Data lines:
·····

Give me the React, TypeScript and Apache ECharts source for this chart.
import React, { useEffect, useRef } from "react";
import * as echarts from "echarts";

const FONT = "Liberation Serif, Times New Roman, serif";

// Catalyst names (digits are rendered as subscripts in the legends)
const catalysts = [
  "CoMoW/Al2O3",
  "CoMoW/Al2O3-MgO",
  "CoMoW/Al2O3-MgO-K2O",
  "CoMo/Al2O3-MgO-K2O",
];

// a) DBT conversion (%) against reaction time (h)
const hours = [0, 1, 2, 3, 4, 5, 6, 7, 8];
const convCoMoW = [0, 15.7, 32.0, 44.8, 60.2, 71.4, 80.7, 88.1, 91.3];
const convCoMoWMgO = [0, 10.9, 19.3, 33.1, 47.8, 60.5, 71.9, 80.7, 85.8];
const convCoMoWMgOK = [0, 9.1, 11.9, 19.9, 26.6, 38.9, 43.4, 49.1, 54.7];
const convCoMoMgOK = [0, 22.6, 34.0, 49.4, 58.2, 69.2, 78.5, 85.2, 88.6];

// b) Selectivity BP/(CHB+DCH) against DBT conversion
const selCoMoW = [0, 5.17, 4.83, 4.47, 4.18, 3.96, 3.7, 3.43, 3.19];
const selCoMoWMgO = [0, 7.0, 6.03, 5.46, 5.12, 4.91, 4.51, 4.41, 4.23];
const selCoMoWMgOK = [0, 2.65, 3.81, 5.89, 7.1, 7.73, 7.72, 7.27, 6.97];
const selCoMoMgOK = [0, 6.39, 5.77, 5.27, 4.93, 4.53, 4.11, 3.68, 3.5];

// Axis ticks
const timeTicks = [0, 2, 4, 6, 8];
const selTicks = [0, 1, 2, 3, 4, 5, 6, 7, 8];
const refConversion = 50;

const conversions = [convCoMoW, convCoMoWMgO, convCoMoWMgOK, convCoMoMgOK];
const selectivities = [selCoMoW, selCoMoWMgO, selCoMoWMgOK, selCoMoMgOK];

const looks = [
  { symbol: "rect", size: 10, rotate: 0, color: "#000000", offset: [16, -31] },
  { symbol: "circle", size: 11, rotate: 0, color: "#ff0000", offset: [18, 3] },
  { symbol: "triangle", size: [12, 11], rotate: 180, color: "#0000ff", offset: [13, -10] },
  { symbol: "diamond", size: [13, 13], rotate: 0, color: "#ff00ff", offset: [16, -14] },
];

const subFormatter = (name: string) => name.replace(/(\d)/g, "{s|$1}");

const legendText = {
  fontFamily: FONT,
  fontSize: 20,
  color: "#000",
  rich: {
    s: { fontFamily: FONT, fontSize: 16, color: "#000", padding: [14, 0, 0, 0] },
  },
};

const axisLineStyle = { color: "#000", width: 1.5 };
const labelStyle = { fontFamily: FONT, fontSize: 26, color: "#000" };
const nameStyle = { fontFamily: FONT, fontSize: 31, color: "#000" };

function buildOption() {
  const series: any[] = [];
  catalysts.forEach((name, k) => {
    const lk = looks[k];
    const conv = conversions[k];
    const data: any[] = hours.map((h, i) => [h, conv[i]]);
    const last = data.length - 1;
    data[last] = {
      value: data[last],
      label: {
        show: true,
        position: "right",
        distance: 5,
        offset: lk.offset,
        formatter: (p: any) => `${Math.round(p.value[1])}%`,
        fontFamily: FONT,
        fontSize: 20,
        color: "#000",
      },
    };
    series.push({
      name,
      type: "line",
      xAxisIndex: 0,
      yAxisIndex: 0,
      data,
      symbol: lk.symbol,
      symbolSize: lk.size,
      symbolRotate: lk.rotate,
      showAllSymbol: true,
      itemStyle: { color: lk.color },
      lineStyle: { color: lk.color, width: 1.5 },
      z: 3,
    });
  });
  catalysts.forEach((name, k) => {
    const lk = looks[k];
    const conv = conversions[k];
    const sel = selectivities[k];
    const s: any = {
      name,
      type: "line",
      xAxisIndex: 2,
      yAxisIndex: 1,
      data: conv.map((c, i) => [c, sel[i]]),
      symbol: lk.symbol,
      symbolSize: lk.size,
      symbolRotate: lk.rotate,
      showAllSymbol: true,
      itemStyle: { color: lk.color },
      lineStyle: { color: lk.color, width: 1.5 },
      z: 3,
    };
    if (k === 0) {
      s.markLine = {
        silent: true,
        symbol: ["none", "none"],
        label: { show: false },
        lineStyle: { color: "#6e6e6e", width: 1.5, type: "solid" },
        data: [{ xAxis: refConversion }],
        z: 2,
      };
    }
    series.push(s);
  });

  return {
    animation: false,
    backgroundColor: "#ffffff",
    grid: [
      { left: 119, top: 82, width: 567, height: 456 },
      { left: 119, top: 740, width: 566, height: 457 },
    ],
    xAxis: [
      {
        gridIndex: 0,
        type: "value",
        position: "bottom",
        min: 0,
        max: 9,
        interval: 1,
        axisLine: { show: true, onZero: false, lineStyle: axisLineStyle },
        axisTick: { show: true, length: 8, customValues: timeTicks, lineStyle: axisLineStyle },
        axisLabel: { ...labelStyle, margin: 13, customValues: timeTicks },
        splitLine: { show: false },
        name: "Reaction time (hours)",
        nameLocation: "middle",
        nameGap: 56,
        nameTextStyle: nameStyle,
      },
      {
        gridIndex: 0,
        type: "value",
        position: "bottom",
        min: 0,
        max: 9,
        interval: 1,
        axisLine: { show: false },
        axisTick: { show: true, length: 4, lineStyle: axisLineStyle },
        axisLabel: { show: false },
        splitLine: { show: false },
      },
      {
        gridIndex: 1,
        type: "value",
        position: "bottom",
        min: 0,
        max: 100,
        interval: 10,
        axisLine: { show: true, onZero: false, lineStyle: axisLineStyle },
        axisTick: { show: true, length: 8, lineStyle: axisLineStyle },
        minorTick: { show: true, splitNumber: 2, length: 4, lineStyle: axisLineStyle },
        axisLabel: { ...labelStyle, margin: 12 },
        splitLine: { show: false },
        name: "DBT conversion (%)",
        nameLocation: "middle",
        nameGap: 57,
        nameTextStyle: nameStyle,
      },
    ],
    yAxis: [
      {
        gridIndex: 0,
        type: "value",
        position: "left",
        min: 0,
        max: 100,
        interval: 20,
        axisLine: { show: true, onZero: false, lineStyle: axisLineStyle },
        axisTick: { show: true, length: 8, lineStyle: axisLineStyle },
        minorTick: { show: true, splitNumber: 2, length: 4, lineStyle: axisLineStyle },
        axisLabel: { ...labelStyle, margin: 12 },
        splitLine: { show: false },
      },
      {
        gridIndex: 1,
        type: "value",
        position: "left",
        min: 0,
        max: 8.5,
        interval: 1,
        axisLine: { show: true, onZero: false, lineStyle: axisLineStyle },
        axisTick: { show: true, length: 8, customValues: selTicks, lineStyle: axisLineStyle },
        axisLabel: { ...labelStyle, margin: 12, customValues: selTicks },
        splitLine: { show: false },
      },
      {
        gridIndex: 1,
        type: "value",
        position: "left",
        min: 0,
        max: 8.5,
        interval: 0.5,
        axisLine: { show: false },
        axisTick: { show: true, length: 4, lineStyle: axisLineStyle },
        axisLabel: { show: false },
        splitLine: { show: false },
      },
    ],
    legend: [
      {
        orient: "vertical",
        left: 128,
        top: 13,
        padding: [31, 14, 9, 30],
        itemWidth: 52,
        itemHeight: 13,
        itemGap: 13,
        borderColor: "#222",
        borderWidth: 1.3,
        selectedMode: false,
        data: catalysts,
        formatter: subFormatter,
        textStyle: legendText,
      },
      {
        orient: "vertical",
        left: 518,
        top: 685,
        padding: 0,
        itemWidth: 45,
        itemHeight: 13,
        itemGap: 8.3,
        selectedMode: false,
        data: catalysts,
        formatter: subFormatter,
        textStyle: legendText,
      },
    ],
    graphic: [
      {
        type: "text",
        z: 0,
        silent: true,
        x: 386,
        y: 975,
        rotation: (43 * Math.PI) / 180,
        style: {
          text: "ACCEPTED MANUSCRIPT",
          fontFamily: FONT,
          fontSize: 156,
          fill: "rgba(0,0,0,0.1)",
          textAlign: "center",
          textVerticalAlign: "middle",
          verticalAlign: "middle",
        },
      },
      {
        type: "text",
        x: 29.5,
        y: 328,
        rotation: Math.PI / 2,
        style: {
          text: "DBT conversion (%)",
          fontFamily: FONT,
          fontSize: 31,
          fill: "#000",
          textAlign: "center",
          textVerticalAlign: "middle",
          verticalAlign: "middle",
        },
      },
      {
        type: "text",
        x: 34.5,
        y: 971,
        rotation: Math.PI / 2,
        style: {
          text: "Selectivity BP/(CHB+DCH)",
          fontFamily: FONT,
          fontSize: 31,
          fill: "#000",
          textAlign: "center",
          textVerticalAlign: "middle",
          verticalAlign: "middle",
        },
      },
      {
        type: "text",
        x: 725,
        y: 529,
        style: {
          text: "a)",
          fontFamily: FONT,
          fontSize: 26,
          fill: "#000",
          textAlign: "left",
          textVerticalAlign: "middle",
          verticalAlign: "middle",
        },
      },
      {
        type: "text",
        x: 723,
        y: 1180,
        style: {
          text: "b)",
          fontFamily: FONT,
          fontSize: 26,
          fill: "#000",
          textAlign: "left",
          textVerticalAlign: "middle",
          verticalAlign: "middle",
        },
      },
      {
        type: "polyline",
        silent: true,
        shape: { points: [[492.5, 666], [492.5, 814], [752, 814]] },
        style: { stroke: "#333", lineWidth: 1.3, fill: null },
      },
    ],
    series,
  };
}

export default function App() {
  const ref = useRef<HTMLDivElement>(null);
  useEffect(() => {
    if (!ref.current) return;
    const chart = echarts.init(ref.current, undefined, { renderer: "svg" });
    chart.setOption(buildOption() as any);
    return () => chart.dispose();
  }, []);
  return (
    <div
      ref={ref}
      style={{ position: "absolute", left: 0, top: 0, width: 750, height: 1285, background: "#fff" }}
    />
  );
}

·····

What is being asked: Output exactly the leading lines of the data, up to and including the line marked by "78.5, 85.2, 88.6];".

Solution for this task:
Give me the React, TypeScript and Apache ECharts source for this chart.
import React, { useEffect, useRef } from "react";
import * as echarts from "echarts";

const FONT = "Liberation Serif, Times New Roman, serif";

// Catalyst names (digits are rendered as subscripts in the legends)
const catalysts = [
  "CoMoW/Al2O3",
  "CoMoW/Al2O3-MgO",
  "CoMoW/Al2O3-MgO-K2O",
  "CoMo/Al2O3-MgO-K2O",
];

// a) DBT conversion (%) against reaction time (h)
const hours = [0, 1, 2, 3, 4, 5, 6, 7, 8];
const convCoMoW = [0, 15.7, 32.0, 44.8, 60.2, 71.4, 80.7, 88.1, 91.3];
const convCoMoWMgO = [0, 10.9, 19.3, 33.1, 47.8, 60.5, 71.9, 80.7, 85.8];
const convCoMoWMgOK = [0, 9.1, 11.9, 19.9, 26.6, 38.9, 43.4, 49.1, 54.7];
const convCoMoMgOK = [0, 22.6, 34.0, 49.4, 58.2, 69.2, 78.5, 85.2, 88.6];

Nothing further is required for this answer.